If we wanted to flag 9s using a Dewian value learner, we might score actions according to how good they will be according to the projected utility function at some future time step. If this is done straightforwardly, there's a wireheading risk - the changes to its utility function are supplied by humans who might be influenced by actions. I find it useful to apply a sort of "magic button" test - if the AI had a magic button that could rewrite human brains, would it pressing that button have positive expected utility for it? If yes, then this design has problems, even though in our current thought experiment it's just flagging pictures.
To eliminate wireheading, the value learner can use a model of the future inputs and outputs and the probability of different value updates given various inputs and outputs, which doesn't model ways that actions could influence the utility updates. This model doesn't have to be right, it just has to exist.
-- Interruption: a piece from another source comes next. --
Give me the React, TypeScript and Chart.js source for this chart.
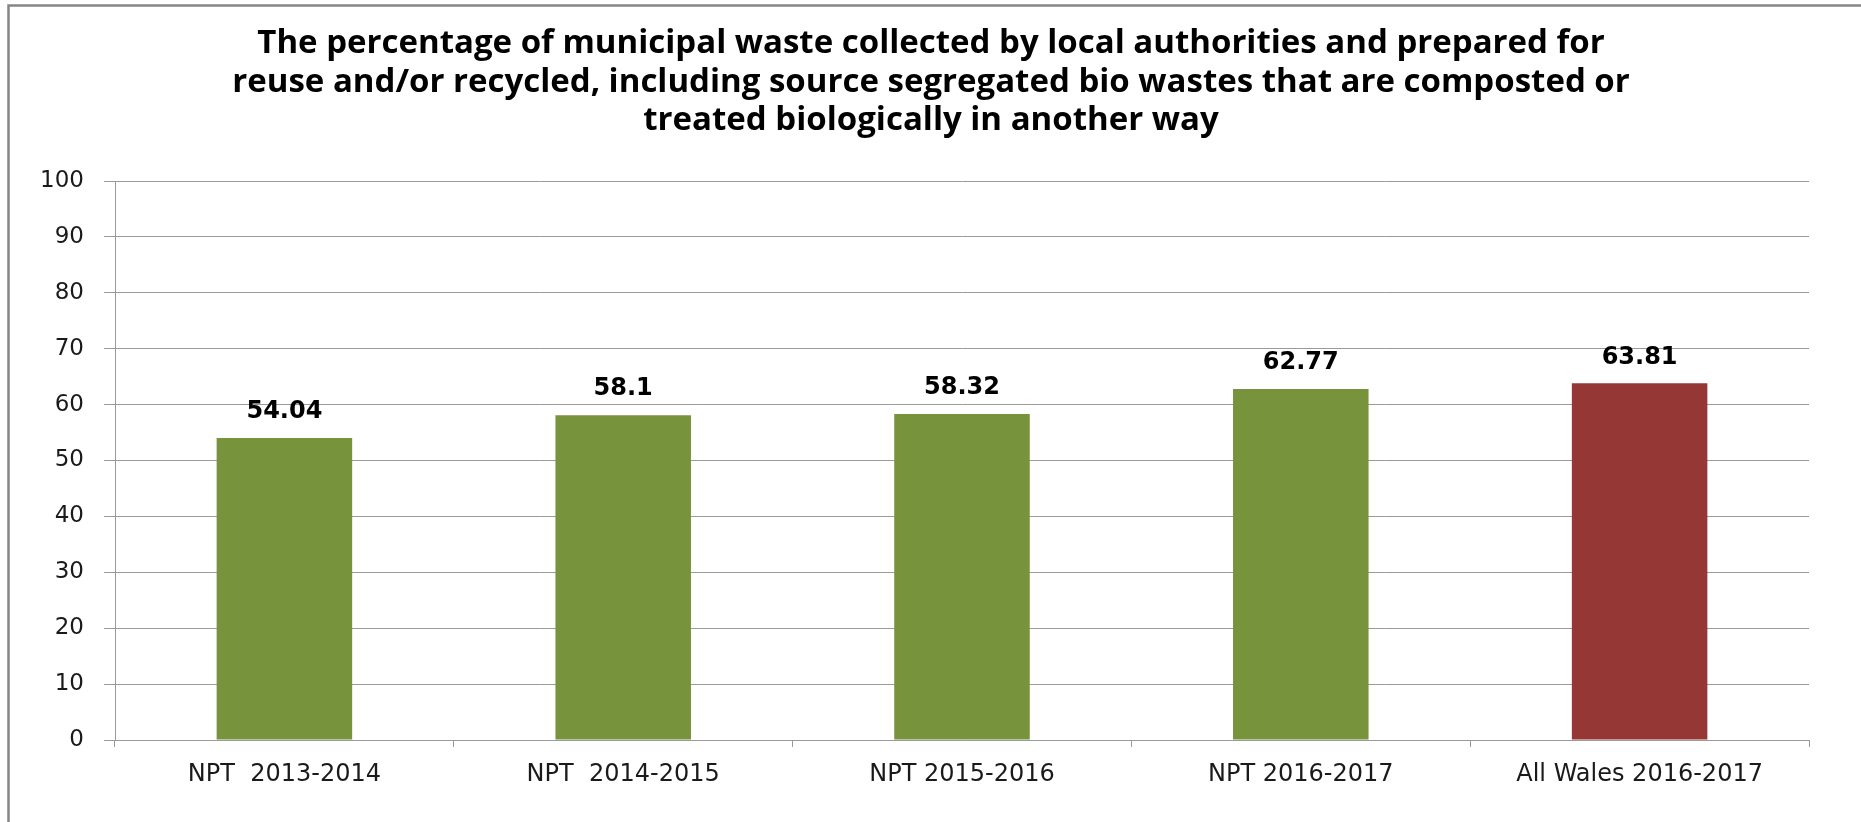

On one hand, this seems like a sort of weird doublethink, to judge based on a counterfactual where your actions don't have impacts you could otherwise expect. On the other hand, it also bears some resemblance to how we actually reason about moral information. Regardless, this agent will now not wirehead, and will want to get good results by learning about the world, if only in the very narrow sense of wanting to play unscored rounds that update its value function. If its value function and value updating made better use of unlabeled data, it would also want to learn about the world in the broader sense.
Overall I am somewhat frustrated, because value learners have these nice properties, but are computationally unrealistic and do not play well with approximation. One can try to get the nice properties elsewhere, such as relying on an action-suggester to not suggest wireheading, but it would be nice to be able to talk about this as an approximation to something fancier.